Des fouilles ultérieures ont permis de découvrir des structures en pierre comme cette digue marine en 2012, des poteaux du bois dont les archéologues pensent qu’ils étaient utilisés pour soutenir des cabanes en bois. En 2015, une tempête a décroché plus de débris du mur et a également dévoilé les restes de deux squelettes de femmes âgées de 18 à 20 ans et ensevelies dans l’argile.
« Tel Hreiz n’est qu’un seul exemple d’une série de petits villages de populations sédentaires qui se trouvaient le long du littoral méditerranéen au nord d’Israël, et dont les habitants pratiquaient l’agriculture, le pasturage, la chasse mais aussi la pêche », ont écrit les auteurs.

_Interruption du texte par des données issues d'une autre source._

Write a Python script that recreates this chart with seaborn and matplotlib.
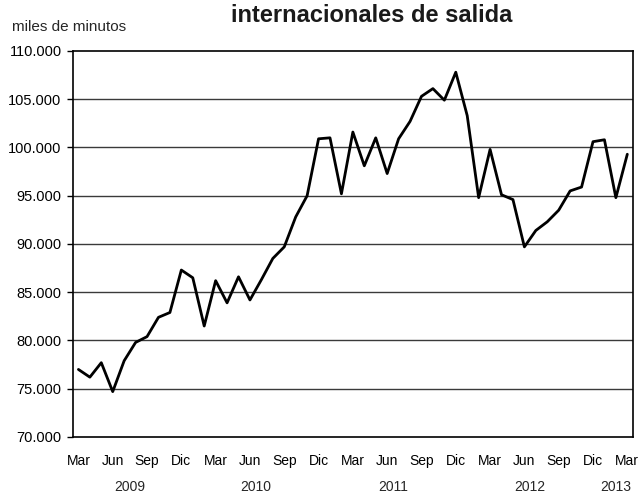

Les objets ont été recouverts par une couche protectrice de sable d’une épaisseur d’environ 1 à 2 mètres. Ils n’ont été exposés que récemment, par l’homme – du fait de constructions et de fouilles – mais aussi à cause de tempêtes. Puisque le niveau de la mer est monté de manière régulière et qu’il n’y a eu aucune occupation du village après son abandon, cela rend assez fiable la datation des objets.
« Il n’y a pas de structures similaires connues construites dans aucun des autres villages engloutis dans la région, ce qui fait du site de Tel Hreiz un exemple unique et une preuve visible de la réponse humaine à la montée du niveau de la mer pendant le néolithique », a noté Benjamin de l’Université Flinder.